SR-22 Lapse Consequences and How to Avoid Them
California treats an SR-22 lapse as immediate grounds for re-suspension. When your carrier cancels your policy for non-payment, the carrier electronically notifies the DMV within 24 hours. The DMV suspends your license automatically—no hearing, no grace period, no warning letter. You won't know your license is suspended until you're pulled over or you check your DMV record online. Reinstatement after an SR-22 lapse requires paying a new $55 reissue fee, filing a new SR-22, and restarting your 3-year filing period from the new filing date.
To avoid lapse, set up automatic payment from your bank account, not a debit card. Debit cards expire, bank accounts don't close without warning. If you're switching carriers mid-filing-period, the new carrier must file the SR-22 before the old carrier cancels the old policy. Most carriers allow a 1-3 day overlap, but gaps longer than 24 hours trigger DMV notification. Request the new SR-22 filing confirmation before canceling the old policy.

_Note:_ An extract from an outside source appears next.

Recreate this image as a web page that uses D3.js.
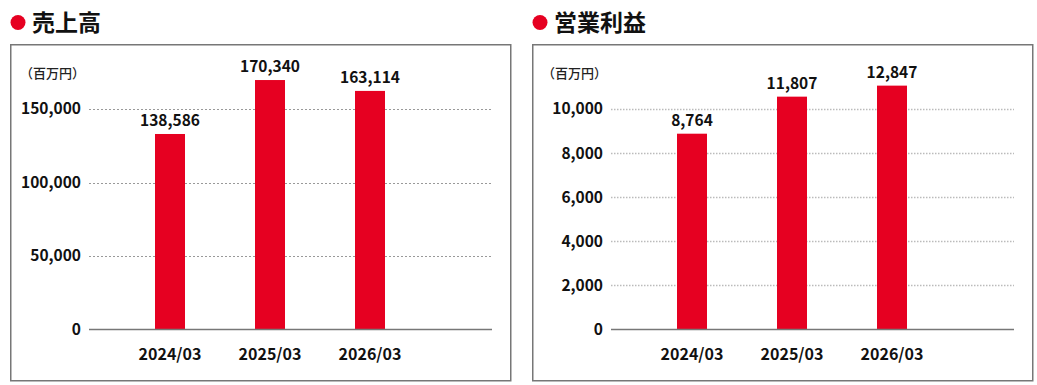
<!DOCTYPE html>
<html>
<head>
<meta charset="utf-8">
<script src="https://cdn.jsdelivr.net/npm/d3@7"></script>
<style>
  body { margin: 0; background: #fff; }
  svg { display: block; }
</style>
</head>
<body>
<svg id="chart" width="1037" height="385"></svg>
<script>
// data
const periods = ['2024/03', '2025/03', '2026/03'];

const salesBars = [133000, 169700, 162300];
const salesLabels = [138586, 170340, 163114];
const salesTicks = [0, 50000, 100000, 150000];

// operating profit (百万円)
const profitBars = [8880, 10560, 11060];
const profitLabels = [8764, 11807, 12847];
const profitTicks = [0, 2000, 4000, 6000, 8000, 10000];

const RED = '#e60021';
const FONT = '"Noto Sans CJK JP", "Noto Sans", sans-serif';
const fmt = d3.format(',');

const svg = d3.select('#chart');

function drawPanel(opts) {
  const { x0, title, bars, labels, ticks, yMax, gridStyle } = opts;
  const g = svg.append('g').attr('transform', `translate(${x0},0)`);

  // title with red dot
  g.append('circle').attr('cx', 8).attr('cy', 22.5).attr('r', 7.5).attr('fill', RED);
  g.append('text')
    .attr('x', 22).attr('y', 31)
    .attr('font-family', FONT).attr('font-weight', 700)
    .attr('font-size', 23).attr('fill', '#111')
    .text(title);

  // frame
  g.append('rect')
    .attr('x', 0.75).attr('y', 44.75).attr('width', 500).attr('height', 336)
    .attr('fill', 'none').attr('stroke', '#777').attr('stroke-width', 1.5);

  // unit
  g.append('text')
    .attr('x', 10).attr('y', 78)
    .attr('font-family', FONT).attr('font-size', 13).attr('font-weight', 500)
    .attr('fill', '#222')
    .text('（百万円）');

  const y = d3.scaleLinear().domain([0, yMax]).range([329.5, 109]);
  const x = d3.scaleBand().domain(periods).range([110, 410]).paddingInner(0.7).paddingOuter(0.35);

  // grid lines
  ticks.filter(t => t > 0).forEach(t => {
    g.append('line')
      .attr('x1', 79).attr('x2', 482)
      .attr('y1', Math.round(y(t)) + 0.5).attr('y2', Math.round(y(t)) + 0.5)
      .attr('stroke', gridStyle.color)
      .attr('stroke-width', gridStyle.width)
      .attr('stroke-dasharray', gridStyle.dash);
  });

  // y tick labels
  const yAxis = g.append('g').attr('transform', 'translate(71,0)')
    .call(d3.axisLeft(y).tickValues(ticks).tickFormat(fmt).tickSize(0).tickPadding(0));
  yAxis.select('.domain').remove();
  yAxis.selectAll('text')
    .attr('font-family', FONT).attr('font-size', 15.5).attr('font-weight', 700)
    .attr('fill', '#111');

  // bars
  g.selectAll('rect.bar').data(bars).join('rect')
    .attr('class', 'bar')
    .attr('x', (d, i) => x(periods[i]))
    .attr('width', x.bandwidth())
    .attr('y', d => y(d))
    .attr('height', d => y(0) - y(d))
    .attr('fill', RED);

  // value labels
  g.selectAll('text.val').data(labels).join('text')
    .attr('class', 'val')
    .attr('x', (d, i) => x(periods[i]) + x.bandwidth() / 2)
    .attr('y', (d, i) => y(bars[i]) - 8)
    .attr('text-anchor', 'middle')
    .attr('font-family', FONT).attr('font-size', 15.5).attr('font-weight', 700)
    .attr('fill', '#111')
    .text(d => fmt(d));

  // baseline
  g.append('line')
    .attr('x1', 79).attr('x2', 482)
    .attr('y1', y(0)).attr('y2', y(0))
    .attr('stroke', '#777').attr('stroke-width', 1.5);

  // x labels
  const xAxis = g.append('g').attr('transform', `translate(0,${y(0)})`)
    .call(d3.axisBottom(x).tickSize(0).tickPadding(0));
  xAxis.select('.domain').remove();
  xAxis.selectAll('text')
    .attr('dy', 0).attr('y', 30)
    .attr('font-family', FONT).attr('font-size', 16).attr('font-weight', 700)
    .attr('fill', '#111');
}

drawPanel({
  x0: 10, title: '売上高', bars: salesBars, labels: salesLabels,
  ticks: salesTicks, yMax: 150000,
  gridStyle: { color: '#999', width: 1, dash: '2,2' }
});

drawPanel({
  x0: 532, title: '営業利益', bars: profitBars, labels: profitLabels,
  ticks: profitTicks, yMax: 10000,
  gridStyle: { color: '#bbb', width: 1.5, dash: '1.5,1.5' }
});
</script>
</body>
</html>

If you move out of California during your SR-22 filing period, California's 3-year requirement does not transfer. The new state imposes its own SR-22 requirements based on its laws, and some states don't require SR-22 at all for out-of-state suspensions. Contact the new state's DMV before canceling your California policy. If the new state requires SR-22, your carrier can file in both states simultaneously. If it doesn't, confirm with California DMV whether you must maintain the California SR-22 despite living elsewhere—rules vary depending on whether you establish residency or keep California as your license state.

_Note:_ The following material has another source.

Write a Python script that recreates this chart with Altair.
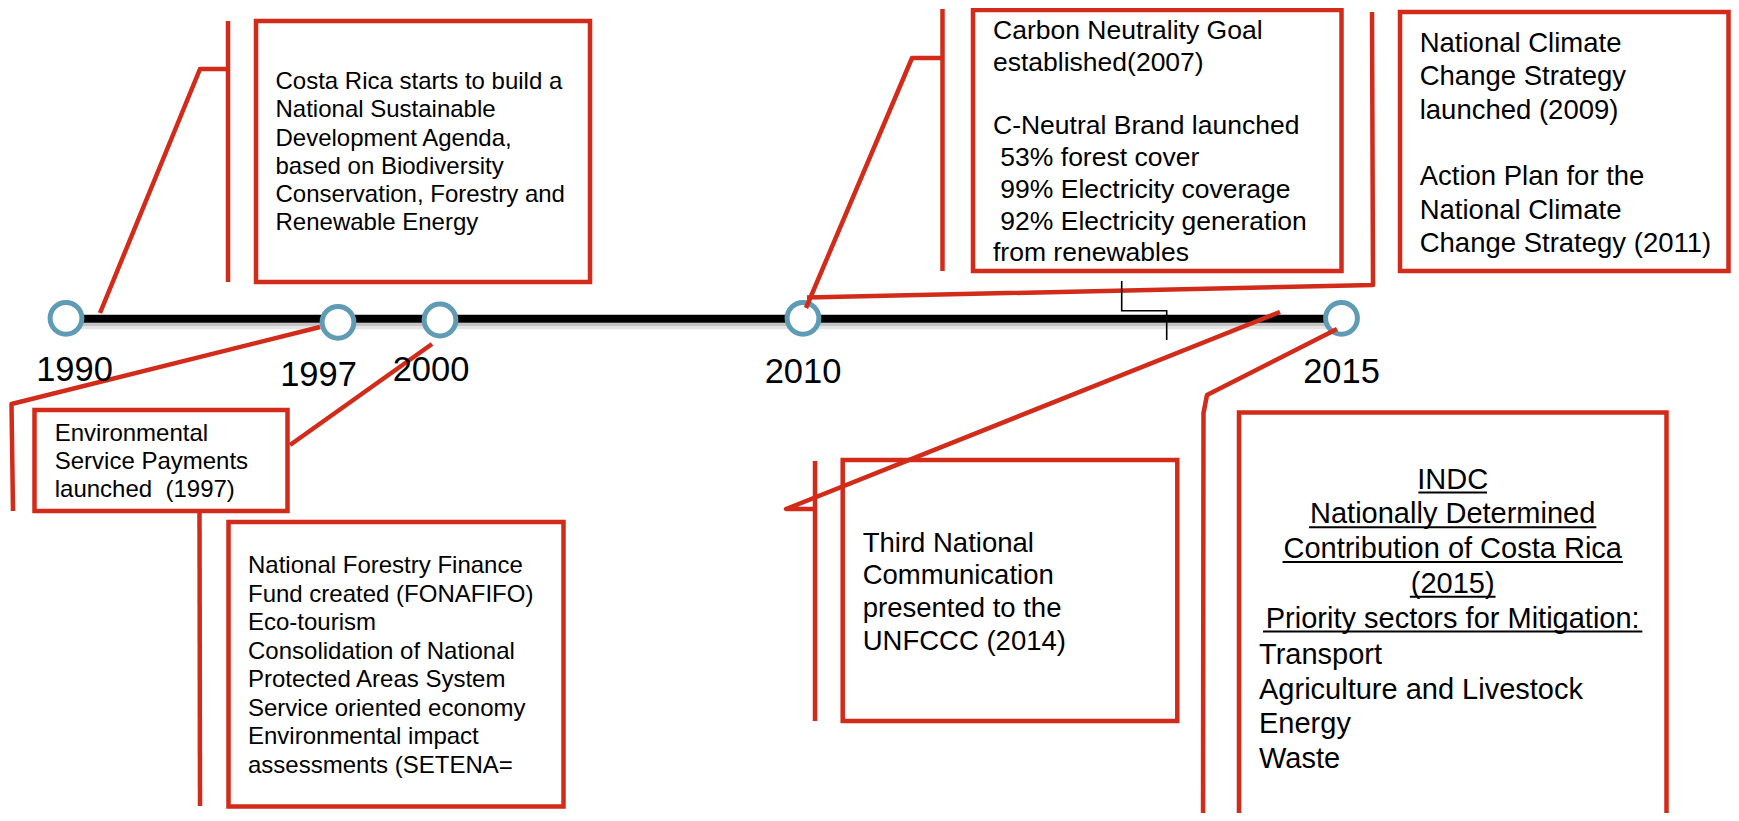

When You Can Return to Standard Carriers
California standard carriers begin accepting post-suspension applicants 24-36 months after the reinstatement date, assuming no new violations or claims during that window. The clock starts on your reinstatement date, not your original suspension date. If you were suspended for 6 months, reinstated, and drove clean for 30 months post-reinstatement, you're at the 30-month mark for standard carrier eligibility—the 6-month suspension period doesn't count.

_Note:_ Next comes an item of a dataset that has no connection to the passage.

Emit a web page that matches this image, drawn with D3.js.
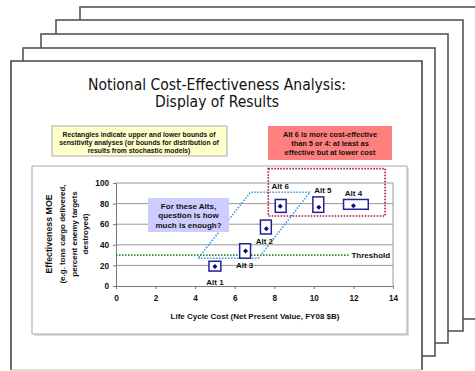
<!DOCTYPE html>
<html>
<head>
<meta charset="utf-8">
<script src="https://cdn.jsdelivr.net/npm/d3@7"></script>
<style>
  html, body { margin: 0; padding: 0; background: #fff; }
  svg { display: block; }
  text { font-family: "Liberation Sans", Arial, sans-serif; }
</style>
</head>
<body>
<svg id="chart" width="475" height="371"></svg>
<script>
// Alternatives: centre estimates and sensitivity bounds
const alts    = ["Alt 1", "Alt 2", "Alt 3", "Alt 4", "Alt 5", "Alt 6"];
const costMid = [5.0, 7.6, 6.55, 12.0, 10.25, 8.3];
const costLo  = [4.7, 7.3, 6.25, 11.5, 9.95, 8.05];
const costHi  = [5.3, 7.85, 6.8, 12.75, 10.5, 8.6];
const effMid  = [19, 55.5, 34, 78, 76.5, 77.5];
const effLo   = [14.5, 50.5, 27, 74.5, 71.5, 71.5];
const effHi   = [24, 64, 41, 84, 86.5, 84];

const xTicks = [0, 2, 4, 6, 8, 10, 12, 14];
const yTicks = [0, 20, 40, 60, 80, 100];
const threshold = 30;
const thresholdEnd = 11.8;

// "How much is enough" band (cost, effectiveness corners)
const bandCost = [4.15, 7.2, 9.8, 6.8];
const bandEff  = [27, 27, 91, 91];

// Dominance region around the high-effectiveness alternatives
const domCost = [7.7, 13.6];
const domEff  = [68, 114];

const titleLines  = ["Notional Cost-Effectiveness Analysis:", "Display of Results"];
const noteLines   = ["Rectangles indicate upper and lower bounds of",
                     "sensitivity analyses (or bounds for distribution of",
                     "results from stochastic models)"];
const alt6Lines   = ["Alt 6 is more cost-effective", "than 5 or 4: at least as",
                     "effective but at lower cost"];
const calloutLines = ["For these Alts,", "question is how", "much is enough?"];
const yTitleLines = ["Effectiveness MOE", "(e.g. tons cargo delivered,",
                     "percent enemy targets", "destroyed)"];
const xTitle = "Life Cycle Cost (Net Present Value, FY08 $B)";

const svg = d3.select("#chart");

// Stack of slide outlines behind the front page
const stack = [
  {x: 80, y: 7,  r: 490, b: 319},
  {x: 56, y: 20, r: 463, b: 331},
  {x: 41, y: 34, r: 448, b: 343},
  {x: 23, y: 48, r: 435, b: 356}
];
stack.forEach(s => {
  svg.append("rect").attr("x", s.x).attr("y", s.y)
    .attr("width", s.r - s.x).attr("height", s.b - s.y)
    .attr("fill", "#fff").attr("stroke", "#555").attr("stroke-width", 1.6);
});
// Front page
svg.append("rect").attr("x", 11).attr("y", 61).attr("width", 411).attr("height", 309)
  .attr("fill", "#fff").attr("stroke", "none");
svg.append("path").attr("d", "M11,370 V61 H422 V370")
  .attr("fill", "none").attr("stroke", "#444").attr("stroke-width", 1.6);
svg.append("line").attr("x1", 11).attr("x2", 422).attr("y1", 370).attr("y2", 370)
  .attr("stroke", "#bbb").attr("stroke-width", 1);

// Title
svg.append("g").selectAll("text").data(titleLines).join("text")
  .attr("x", 217).attr("y", (d, i) => 89.5 + i * 17)
  .attr("text-anchor", "middle")
  .style("font-family", "'DejaVu Sans Condensed', 'DejaVu Sans', sans-serif")
  .style("font-size", "15.5px").attr("fill", "#111")
  .text(d => d);

// Yellow note box
svg.append("rect").attr("x", 52).attr("y", 126).attr("width", 175).attr("height", 30)
  .attr("fill", "#ffffcc").attr("stroke", "#aaa").attr("stroke-width", 1);
svg.append("g").selectAll("text").data(noteLines).join("text")
  .attr("x", 139).attr("y", (d, i) => 136.5 + i * 8)
  .attr("text-anchor", "middle").style("font-size", "6.8px").style("font-weight", "bold")
  .attr("fill", "#111").text(d => d);

// Red note box
svg.append("rect").attr("x", 268).attr("y", 126).attr("width", 124).attr("height", 34)
  .attr("fill", "#ff7f7f");
svg.append("g").selectAll("text").data(alt6Lines).join("text")
  .attr("x", 330).attr("y", (d, i) => 136.5 + i * 9.4)
  .attr("text-anchor", "middle").style("font-size", "7.4px").style("font-weight", "bold")
  .attr("fill", "#111").text(d => d);

// Chart frame with a light shadow
svg.append("rect").attr("x", 34).attr("y", 168).attr("width", 375).attr("height", 168)
  .attr("fill", "#ddd");
svg.append("rect").attr("x", 32).attr("y", 166).attr("width", 375).attr("height", 168)
  .attr("fill", "#fff").attr("stroke", "#aaa").attr("stroke-width", 1);

// Scales
const x = d3.scaleLinear().domain([0, 14]).range([116, 393]);
const y = d3.scaleLinear().domain([0, 100]).range([286, 183]);

// Gridlines and plot border
const plot = svg.append("g");
plot.selectAll("line.grid").data(yTicks.filter(v => v > 0)).join("line")
  .attr("x1", x(0)).attr("x2", x(14)).attr("y1", d => y(d)).attr("y2", d => y(d))
  .attr("stroke", "#999").attr("stroke-width", 1);
plot.append("line").attr("x1", x(14)).attr("x2", x(14)).attr("y1", y(100)).attr("y2", y(0))
  .attr("stroke", "#999");

// Axes
const xAxis = svg.append("g").attr("transform", `translate(0,${y(0)})`)
  .call(d3.axisBottom(x).tickValues(xTicks).tickSize(3).tickPadding(6));
const yAxis = svg.append("g").attr("transform", `translate(${x(0)},0)`)
  .call(d3.axisLeft(y).tickValues(yTicks).tickSize(3).tickPadding(4));
[xAxis, yAxis].forEach(a => {
  a.select(".domain").attr("stroke", "#777");
  a.selectAll(".tick line").attr("stroke", "#777");
  a.selectAll(".tick text").style("font-size", "8.2px").style("font-weight", "bold")
    .style("font-family", "'Liberation Sans', Arial, sans-serif").attr("fill", "#111");
});

// Axis titles
svg.append("text").attr("x", 255).attr("y", 319).attr("text-anchor", "middle")
  .style("font-size", "8px").style("font-weight", "bold").attr("fill", "#111")
  .text(xTitle);
const yT = svg.append("g").attr("transform", "translate(0,234) rotate(-90)");
yT.selectAll("text").data(yTitleLines).join("text")
  .attr("x", 0).attr("y", (d, i) => [51.5, 65, 76.5, 88][i])
  .attr("text-anchor", "middle")
  .style("font-size", (d, i) => i === 0 ? "8.8px" : "8px").style("font-weight", "bold")
  .attr("fill", "#111").text(d => d);

// Threshold line
svg.append("line").attr("x1", x(0)).attr("x2", x(thresholdEnd))
  .attr("y1", y(threshold)).attr("y2", y(threshold))
  .attr("stroke", "#2e8b2e").attr("stroke-width", 1.6).attr("stroke-dasharray", "1.5,1.5");
svg.append("text").attr("x", x(thresholdEnd) + 2).attr("y", y(threshold) + 3)
  .style("font-size", "8px").style("font-weight", "bold").attr("fill", "#111").text("Threshold");

// "How much is enough" band
svg.append("polygon")
  .attr("points", bandCost.map((c, i) => [x(c), y(bandEff[i])].join(",")).join(" "))
  .attr("fill", "none").attr("stroke", "#3a9ad9").attr("stroke-width", 1.6)
  .attr("stroke-dasharray", "1.5,1.5");

// Dominance region
svg.append("rect").attr("x", x(domCost[0])).attr("y", y(domEff[1]))
  .attr("width", x(domCost[1]) - x(domCost[0])).attr("height", y(domEff[0]) - y(domEff[1]))
  .attr("fill", "none").attr("stroke", "#a8102a").attr("stroke-width", 1.6)
  .attr("stroke-dasharray", "1.5,1.5");

// Callout
svg.append("rect").attr("x", 148).attr("y", 198).attr("width", 81).attr("height", 34)
  .attr("fill", "#ccccff");
svg.append("g").selectAll("text").data(calloutLines).join("text")
  .attr("x", 188.5).attr("y", (d, i) => 209 + i * 9.3)
  .attr("text-anchor", "middle").style("font-size", "8px").style("font-weight", "bold")
  .attr("fill", "#111").text(d => d);

// Sensitivity boxes and centre markers
const idx = d3.range(alts.length);
svg.append("g").selectAll("rect").data(idx).join("rect")
  .attr("x", i => x(costLo[i])).attr("y", i => y(effHi[i]))
  .attr("width", i => x(costHi[i]) - x(costLo[i]))
  .attr("height", i => y(effLo[i]) - y(effHi[i]))
  .attr("fill", "#fff").attr("stroke", "#22229a").attr("stroke-width", 1.5);
svg.append("g").selectAll("path").data(idx).join("path")
  .attr("transform", i => `translate(${x(costMid[i])},${y(effMid[i])})`)
  .attr("d", d3.symbol(d3.symbolDiamond2, 16))
  .attr("fill", "#0a0a6e");

// Alternative labels
const labelPos = {
  "Alt 1": (i) => [x(costMid[i]), y(effLo[i]) + 14],
  "Alt 2": (i) => [x(costMid[i]) - 2, y(effLo[i]) + 10],
  "Alt 3": (i) => [x(costMid[i]) - 1, y(effLo[i]) + 10],
  "Alt 4": (i) => [x(costMid[i]), y(effHi[i]) - 3],
  "Alt 5": (i) => [x(costMid[i]) + 4, y(effHi[i]) - 4],
  "Alt 6": (i) => [x(costMid[i]), y(effHi[i]) - 10]
};
svg.append("g").selectAll("text").data(idx).join("text")
  .attr("x", i => labelPos[alts[i]](i)[0]).attr("y", i => labelPos[alts[i]](i)[1])
  .attr("text-anchor", "middle").style("font-size", "8px").style("font-weight", "bold")
  .attr("fill", "#111").text(i => alts[i]);
</script>
</body>
</html>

DUI-triggered suspensions push that timeline to 36-60 months depending on carrier. State Farm and USAA require 60 months post-DUI-reinstatement with no additional violations. Geico and Progressive consider applications at 36 months if your post-reinstatement record is clean. "Clean" means no at-fault accidents, no moving violations, no lapses in coverage, and no claims exceeding $2,000. A single speeding ticket at month 34 post-reinstatement resets the clock for most carriers.
You'll know you're ready for standard-tier quotes when online tools stop declining you outright and start generating actual premium quotes. Run a quote through Geico, Progressive, and State Farm every 6 months starting at month 30 post-reinstatement. When all three return quotes instead of decline messages, compare those quotes against your current non-standard premium. Expect standard-tier premiums to run 40-60% lower than non-standard for identical coverage. The SR-22 filing requirement ends at year 3, but your suspension history remains on your MVR for 10 years—standard carriers can still see it and may surcharge for it, just at lower rates than non-standard carriers charge.
Don't cancel your non-standard policy until the new standard carrier confirms coverage is bound and active. If the standard carrier declines you after running your MVR—sometimes online tools pre-approve but underwriting declines after seeing the full record—you'll be left without coverage and facing a lapse. Overlap coverage by 3-5 days to ensure continuity.